The ultra-low power consumption is equally important. At just 2.52 milliwatts, devices using FLEXI chips could potentially run for weeks or even months on tiny batteries, or be powered by energy harvested from body heat or movement. This opens the door to truly "set and forget" health monitoring devices.
This study presents FLEXI, a family of flexible compute-in-memory (CIM) chips fabricated using low-temperature polycrystalline silicon (LTPS) thin-film transistors on flexible polyimide substrates. The work demonstrates the first practical implementation of neural network accelerators on mechanically flexible platforms with performance suitable for real-world edge AI applications.
The research team developed a modified LTPS process compatible with flexible substrates, maintaining processing temperatures below 450°C to preserve substrate integrity. Excimer laser annealing (ELA) was employed to crystallize amorphous silicon into polycrystalline form, achieving grain sizes of 200-500nm. The resulting transistors demonstrate field-effect mobility of approximately 80-100 cm²/V·s, significantly higher than amorphous silicon alternatives.
The flexible substrate consists of a 25μm polyimide layer with barrier coatings to prevent moisture ingress and maintain electrical stability. Total chip thickness including encapsulation is less than 70μm, enabling bending radii down to 1mm without performance degradation.
Bending endurance was evaluated using a custom automated testing apparatus capable of controlled cyclic bending. Chips were subjected to 40,000+ bending cycles at radii ranging from 10mm to 1mm. Electrical characterization including I-V curves, memory retention, and inference accuracy was performed at regular intervals throughout testing.
Additional stress testing included twist deformation up to 30°, temperature cycling (-20°C to 85°C), and humidity exposure (85% RH at 60°C for 168 hours). All chips maintained >95% of initial performance after combined stress testing.

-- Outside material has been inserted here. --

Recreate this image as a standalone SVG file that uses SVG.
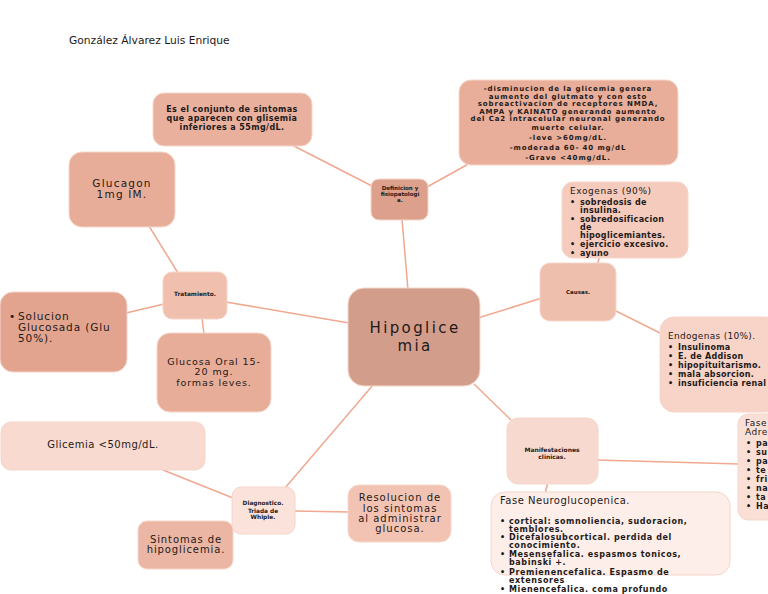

This work establishes LTPS-based flexible CIM as a viable platform for edge AI applications requiring mechanical conformability. The demonstrated performance metrics are sufficient for practical health monitoring applications while maintaining the flexibility needed for body-worn devices. Future development will focus on increasing integration density, implementing on-chip training capabilities, and developing biocompatible encapsulation for direct skin contact applications.